PPRuNe Forums - View Single Post - Basic Questions regarding DH concept for CAT I/II/III Ops
Old 1st Jun 2018, 07:16
  #2 (permalink)  
Piltdown Man
 
Join Date: Jun 2002
Location: Wor Yerm
Age: 68
Posts: 4
Likes: 0
Received 0 Likes on 0 Posts
Overall I think you have missed the big picture. The idea of an approach is to land. Apart from a CAT IIIB landing, you have to have some sort of visual reference to land. The worse the visibility, the lower you have to go to see the runway. The lower you go, the greater the system integrity and training required. The very lowest minima flown to at the moment are CAT IIIB that require just 75 M RVR. You never ever have to be visual to perform a go around.

Q1 - CAT I Ops are performed to to a Decision Altitude, ie. based on barometric data and not radio altimeter.
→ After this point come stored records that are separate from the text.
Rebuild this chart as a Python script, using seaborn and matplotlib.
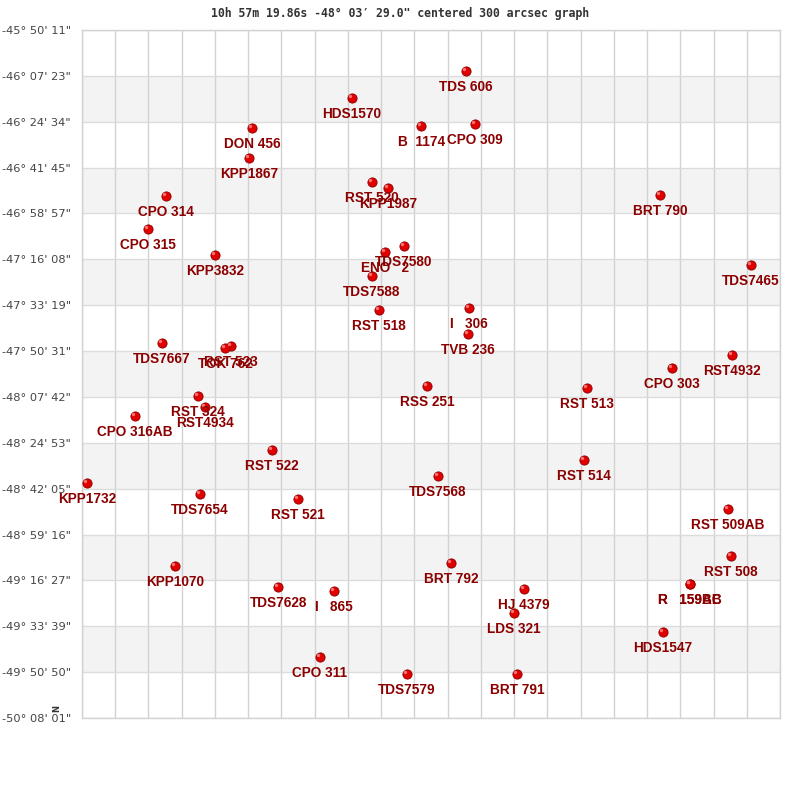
import numpy as np
import pandas as pd
import matplotlib
matplotlib.use("Agg")
import matplotlib.pyplot as plt
import matplotlib.transforms as mtransforms
import seaborn as sns

# Yıldız adları, RA ofseti (arcmin, merkeze göre) ve deklinasyon (derece)
names = ["TDS 606", "HDS1570", "B  1174", "CPO 309", "DON 456", "KPP1867",
         "RST 520", "KPP1987", "BRT 790", "CPO 314", "CPO 315", "KPP3832",
         "TDS7580", "ENO   2", "TDS7588", "TDS7465", "RST 518", "I   306",
         "TVB 236", "TDS7667", "RST 523", "TOK 762", "CPO 303", "RST4932",
         "RSS 251", "RST 513", "RST 324", "RST4934", "CPO 316AB", "RST 522",
         "RST 514", "TDS7568", "KPP1732", "TDS7654", "RST 521", "RST 509AB",
         "RST 508", "BRT 792", "KPP1070", "TDS7628", "I   865", "HJ 4379",
         "R   159AB", "R   159BC", "LDS 321", "HDS1547", "CPO 311", "TDS7579",
         "BRT 791"]
ra_off = [13.1, -29.6, -3.7, 16.5, -67.1, -68.2,
          -22.1, -16.1, 85.8, -99.3, -106.1, -81.0,
          -10.1, -17.2, -22.1, 119.9, -19.5, 14.2,
          13.9, -100.8, -75.0, -77.2, 90.3, 112.8,
          -1.5, 58.5, -87.3, -84.7, -110.9, -59.6,
          57.3, 2.6, -128.9, -86.6, -49.8, 111.3,
          112.4, 7.5, -95.9, -57.3, -36.4, 34.9,
          97.1, 97.1, 31.1, 87.0, -41.6, -9.0,
          32.2]
dec = [-46.0925, -46.2611, -46.4360, -46.4235, -46.4485, -46.6359,
       -46.7858, -46.8233, -46.8670, -46.8732, -47.0794, -47.2418,
       -47.1855, -47.2230, -47.3729, -47.3042, -47.5853, -47.5728,
       -47.7352, -47.7914, -47.8101, -47.8226, -47.9475, -47.8664,
       -48.0600, -48.0725, -48.1224, -48.1911, -48.2474, -48.4597,
       -48.5222, -48.6221, -48.6658, -48.7345, -48.7658, -48.8282,
       -49.1218, -49.1655, -49.1843, -49.3154, -49.3404, -49.3279,
       -49.2967, -49.2967, -49.4778, -49.5965, -49.7526, -49.8588,
       -49.8588]

dec_labels = ['-45° 50\' 11"', '-46° 07\' 23"', '-46° 24\' 34"', '-46° 41\' 45"',
              '-46° 58\' 57"', '-47° 16\' 08"', '-47° 33\' 19"', '-47° 50\' 31"',
              '-48° 07\' 42"', '-48° 24\' 53"', '-48° 42\' 05"', '-48° 59\' 16"',
              '-49° 16\' 27"', '-49° 33\' 39"', '-49° 50\' 50"', '-50° 08\' 01"']

baslik = '10h 57m 19.86s -48° 03′ 29.0" centered 300 arcsec graph'

df = pd.DataFrame({"ad": names, "x": ra_off, "y": dec})

sns.set_theme(style="white")
plt.rcParams['font.family'] = ['Liberation Sans', 'DejaVu Sans']

fig = plt.figure(figsize=(8, 8), dpi=100)
ax = fig.add_axes([0.1025, 0.1025, 0.8725, 0.86])

dec_top, dec_bot = -45.83639, -50.13361
x_lim = 130.8
y_ticks = np.linspace(dec_top, dec_bot, len(dec_labels))

# Arka plandaki gri şeritler
for i in range(1, len(y_ticks) - 1, 2):
    ax.axhspan(y_ticks[i + 1], y_ticks[i], color='#f3f3f3', zorder=0, lw=0)

for xv in np.linspace(-x_lim, x_lim, 22):
    ax.axvline(xv, color='#d2d2d2', lw=1, zorder=1)
for yv in y_ticks:
    ax.axhline(yv, color='#dcdcdc', lw=1, zorder=1)

# Küre görünümü: koyu kenarlı kırmızı nokta + küçük parlama
sns.scatterplot(data=df, x="x", y="y", ax=ax, s=44, color='#e00000',
                edgecolor='#8a0000', linewidth=0.6, zorder=3, legend=False)
parlama = mtransforms.offset_copy(ax.transData, fig=fig, x=-1.2, y=1.2, units='points')
ax.scatter(df["x"], df["y"], s=6, color='#ff7070', linewidth=0, zorder=3.5,
           transform=parlama)

for _, r in df.iterrows():
    ax.annotate(r["ad"], (r["x"], r["y"]), xytext=(0, -11.5), textcoords='offset points',
                ha='center', va='center', fontsize=9.8, fontweight='bold',
                color='#8b0000', zorder=4)

ax.set_xlim(-x_lim, x_lim)
ax.set_ylim(dec_bot, dec_top)
ax.set_xticks([])
ax.set_yticks(y_ticks)
ax.set_yticklabels(dec_labels, family='DejaVu Sans', fontsize=8.2, color='#444444')
ax.tick_params(axis='y', length=0, pad=8)
ax.set_xlabel('')
ax.set_ylabel('')
for sp in ax.spines.values():
    sp.set_color('#d2d2d2')
    sp.set_linewidth(1)

fig.text(0.5, 1 - 13 / 800, baslik, ha='center', va='center', family='DejaVu Sans Mono',
         fontsize=8.3, fontweight='bold', color='#333333')
fig.text(57 / 800, 1 - 708 / 800, 'N', ha='center', va='center', rotation=90,
         fontsize=6, fontweight='bold', color='#333333', family='DejaVu Sans')

fig.savefig("out.png", dpi=100)
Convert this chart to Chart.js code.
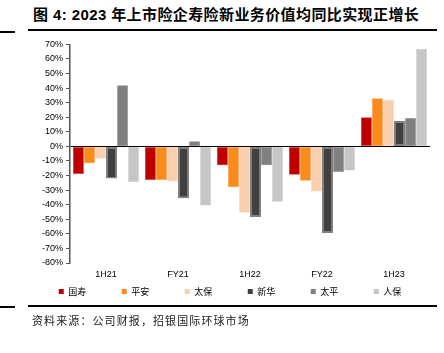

The minimal do not vary with LVP’s. These approaches can be flown by very basic aircraft. You can still autoland, but you have to make your decision based upon barometric minimums.

Q2 - With either a manual or autoland, you have to have the required visual references to continue beyond Decision Height. If conducting an autoland, any failure after DH is to likely to end up in a go around. That is because it is very difficult to “revert” lower than 100 above the runway. CAT II Manual landings may be required when the slope in the touchdown zone is beyond the aircraft’s limits.

Q3 - Improved airport infrastructure and system testing allows lower minima. Again, you have to have sufficient visual reference to continue beyond DH.

Q4 - The alert height is typically 100 feet above minimums no matter what the approach type, it has nothing to external or internal system integrity. There are also no guarantees that a systems will never fail, so you can always go around. But the reality is, weather limitations mean that if you have a system failure after selecting reverse you are at a point where the aircraft is rapidly losing speed and the aircraft is quite controllable. After all, you will still have 75 M RVR.